Material for this task:
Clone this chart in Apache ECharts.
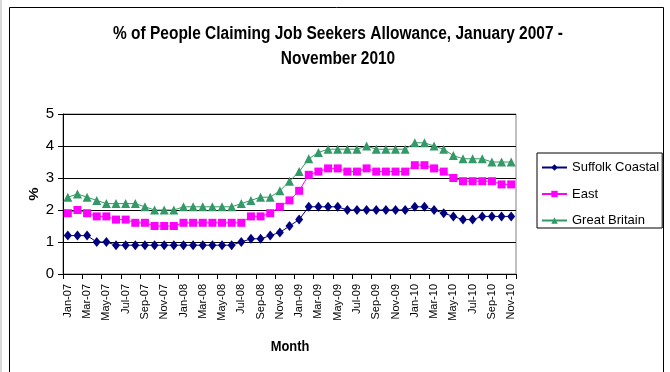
<!DOCTYPE html>
<html>
<head>
<meta charset="utf-8">
<script src="https://cdn.jsdelivr.net/npm/echarts@6/dist/echarts.min.js"></script>
<style>
  html, body { margin: 0; padding: 0; background: #ffffff; }
  #chart { width: 670px; height: 372px; }
</style>
</head>
<body>
<div id="chart"></div>
<script>
// Month labels Jan-07 .. Nov-10
const monthNames = ['Jan','Feb','Mar','Apr','May','Jun','Jul','Aug','Sep','Oct','Nov','Dec'];
const months = [];
for (let y = 7; y <= 10; y++) {
  for (let m = 0; m < 12; m++) {
    if (y === 10 && m > 10) break;
    months.push(monthNames[m] + '-' + (y < 10 ? '0' + y : String(y)));
  }
}

// Claimant rate (%) by month
const suffolkCoastal = [1.2,1.2,1.2,1.0,1.0,0.9,0.9,0.9,0.9,0.9,0.9,0.9,0.9,0.9,0.9,0.9,0.9,0.9,1.0,1.1,1.1,1.2,1.3,1.5,
                        1.7,2.1,2.1,2.1,2.1,2.0,2.0,2.0,2.0,2.0,2.0,2.0,2.1,2.1,2.0,1.9,1.8,1.7,1.7,1.8,1.8,1.8,1.8];
const east           = [1.9,2.0,1.9,1.8,1.8,1.7,1.7,1.6,1.6,1.5,1.5,1.5,1.6,1.6,1.6,1.6,1.6,1.6,1.6,1.8,1.8,1.9,2.1,2.3,
                        2.6,3.1,3.2,3.3,3.3,3.2,3.2,3.3,3.2,3.2,3.2,3.2,3.4,3.4,3.3,3.2,3.0,2.9,2.9,2.9,2.9,2.8,2.8];
const greatBritain   = [2.4,2.5,2.4,2.3,2.2,2.2,2.2,2.2,2.1,2.0,2.0,2.0,2.1,2.1,2.1,2.1,2.1,2.1,2.2,2.3,2.4,2.4,2.6,2.9,
                        3.2,3.6,3.8,3.9,3.9,3.9,3.9,4.0,3.9,3.9,3.9,3.9,4.1,4.1,4.0,3.9,3.7,3.6,3.6,3.6,3.5,3.5,3.5];
const yTicks = [0, 1, 2, 3, 4, 5];

const titleLines = ['% of People Claiming Job Seekers Allowance, January 2007 -', 'November 2010'];
const xTitle = 'Month';
const yTitle = '%';

const FONT = '"Liberation Sans", Arial, sans-serif';
const NARROW = 0.86; // horizontal squeeze for the condensed heading face

const chart = echarts.init(document.getElementById('chart'), null, { renderer: 'canvas' });

function lineSeries(name, data, color, symbol, size) {
  return {
    name: name,
    type: 'line',
    data: data,
    symbol: symbol,
    symbolSize: size,
    showAllSymbol: true,
    lineStyle: { color: color, width: 1 },
    itemStyle: { color: color },
    emphasis: { disabled: true },
    animation: false
  };
}

function boldText(text, x, y, size, rotation) {
  return {
    type: 'text', x: x, y: y, rotation: rotation || 0,
    scaleX: rotation ? 1 : NARROW, scaleY: rotation ? NARROW : 1,
    silent: true,
    style: { text: text, fill: '#000', font: 'bold ' + size + 'px ' + FONT,
             align: 'center', verticalAlign: 'middle' }
  };
}

chart.setOption({
  animation: false,
  backgroundColor: '#ffffff',
  graphic: [
    { type: 'rect', shape: { x: 9.5, y: 7.5, width: 654, height: 380 },
      style: { fill: 'none', stroke: '#000', lineWidth: 1 }, silent: true },
    { type: 'rect', shape: { x: 0, y: 0, width: 2, height: 372 },
      style: { fill: '#d9d9d9' }, silent: true },
    boldText(titleLines[0], 338, 34, 18),
    boldText(titleLines[1], 338, 59, 18),
    boldText(xTitle, 290, 347, 15),
    boldText(yTitle, 34, 194, 15, Math.PI / 2)
  ],
  legend: {
    orient: 'vertical',
    left: 537,
    top: 153,
    padding: [8, 3, 1, 4],
    itemGap: 13.5,
    itemWidth: 25,
    itemHeight: 8,
    borderColor: '#000',
    borderWidth: 1,
    backgroundColor: '#fff',
    textStyle: { fontFamily: FONT, fontSize: 13, color: '#000' },
    data: ['Suffolk Coastal', 'East', 'Great Britain']
  },
  grid: {
    left: 63, right: 154, top: 114, bottom: 98,
    show: true, borderColor: '#808080', borderWidth: 1, containLabel: false
  },
  xAxis: {
    type: 'category',
    data: months,
    boundaryGap: true,
    axisLine: { lineStyle: { color: '#000', width: 1 } },
    axisTick: { show: true, interval: 1, length: 5, lineStyle: { color: '#000' } },
    axisLabel: { interval: 1, rotate: 90, margin: 10, fontFamily: FONT, fontSize: 11, color: '#000' },
    splitLine: { show: false }
  },
  yAxis: {
    type: 'value',
    min: yTicks[0],
    max: yTicks[yTicks.length - 1],
    interval: 1,
    axisLine: { show: true, lineStyle: { color: '#000', width: 1 } },
    axisTick: { show: true, length: 5, lineStyle: { color: '#000' } },
    axisLabel: { margin: 9, fontFamily: FONT, fontSize: 15, color: '#000' },
    splitLine: { show: true, lineStyle: { color: '#000', width: 1 } }
  },
  series: [
    lineSeries('Suffolk Coastal', suffolkCoastal, '#000080', 'diamond', [8, 10]),
    lineSeries('East', east, '#ff00ff', 'rect', 8),
    lineSeries('Great Britain', greatBritain, '#339966', 'triangle', 9)
  ]
});
</script>
</body>
</html>
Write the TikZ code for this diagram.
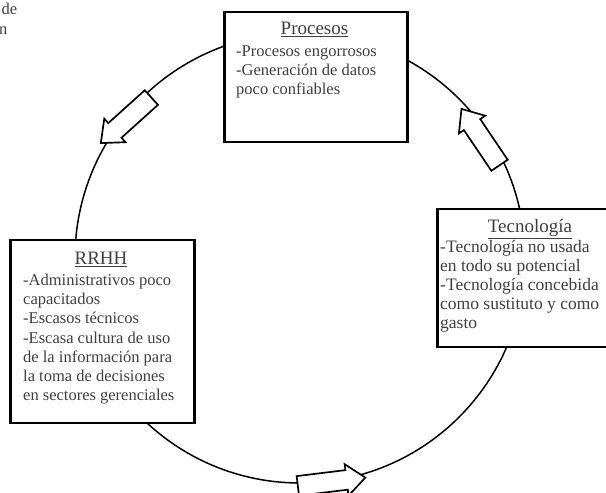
\documentclass[tikz,border=0pt]{standalone}
\usepackage{fontspec}
\setmainfont{Liberation Serif}
\usetikzlibrary{positioning,shapes.arrows}

\begin{document}
\begin{tikzpicture}[x=1pt,y=1pt,
    boxnode/.style={rectangle,draw,line width=2.5pt,fill=white,inner sep=0pt,anchor=north west},
    titnode/.style={inner sep=0pt,anchor=base,text=black!75,font=\fontsize{19}{22}\selectfont},
    txtnode/.style={inner sep=0pt,anchor=base west,align=left,text=black!75,font=\fontsize{16.5}{19.3}\selectfont},
    arrnode/.style={single arrow,draw,line width=1.7pt,fill=white,inner xsep=0pt,inner ysep=9pt,minimum height=68pt,single arrow head extend=6pt,single arrow tip angle=80,anchor=tail}]
    \clip (0,0) rectangle (606,493);
    \fill[white] (0,0) rectangle (606,493);

    % cut-off words top left
    \node[txtnode,anchor=base east] (frag1) at (17.5,478) {de};
    \node[txtnode,anchor=base east] (frag2) at (7.5,458) {n};

    % cycle
    \coordinate (ctr) at (300,235);
    \draw[line width=1.5pt] (ctr) circle (225);

    \node[arrnode,rotate=222] (arrtl) at (152,396) {};
    \node[arrnode,rotate=124] (arrr) at (500,327) {};
    \node[arrnode,rotate=7] (arrb) at (297,7) {};

    % Procesos (texts anchored at the baseline of their last line)
    \node[boxnode,minimum width=183,minimum height=130] (procbox) at (223,482) {};
    \node[titnode] (proctit) at (314.5,458) {\underline{Procesos}};
    \node[txtnode] (proctxt) at (236,398) {-Procesos engorrosos\\-Generación de datos\\poco confiables};

    % RRHH
    \node[boxnode,minimum width=184,minimum height=183] (rrhhbox) at (9,254) {};
    \node[titnode] (rrhhtit) at (101,228) {\underline{RRHH}};
    \node[txtnode] (rrhhtxt) at (23,92) {-Administrativos poco\\capacitados\\-Escasos técnicos\\-Escasa cultura de uso\\de la información para\\la toma de decisiones\\en sectores gerenciales};

    % Tecnologia
    \node[boxnode,minimum width=188,minimum height=138] (tecbox) at (436,285) {};
    \node[titnode] (tectit) at (530,260) {\underline{Tecnología}};
    \node[txtnode,font=\fontsize{17.5}{19}\selectfont] (tectxt) at (440,164) {-Tecnología no usada\\en todo su potencial\\-Tecnología concebida\\como sustituto y como\\gasto};
\end{tikzpicture}
\end{document}
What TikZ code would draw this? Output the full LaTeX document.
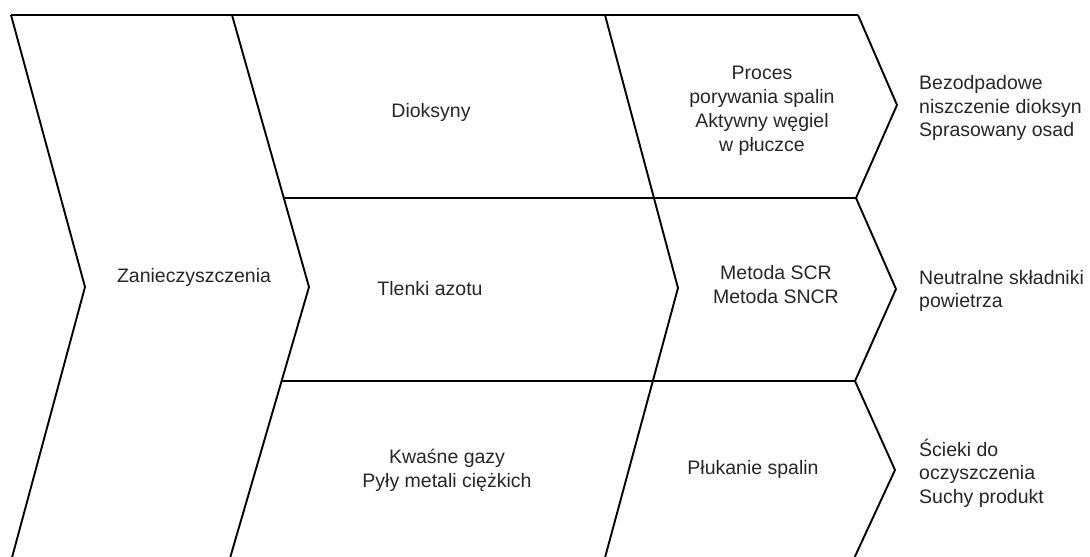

Brief: In the material above, find each line that contains the word "code", and select it.

Worked answer:
Write the TikZ code for this diagram.
What TikZ code would draw this? Output the full LaTeX document.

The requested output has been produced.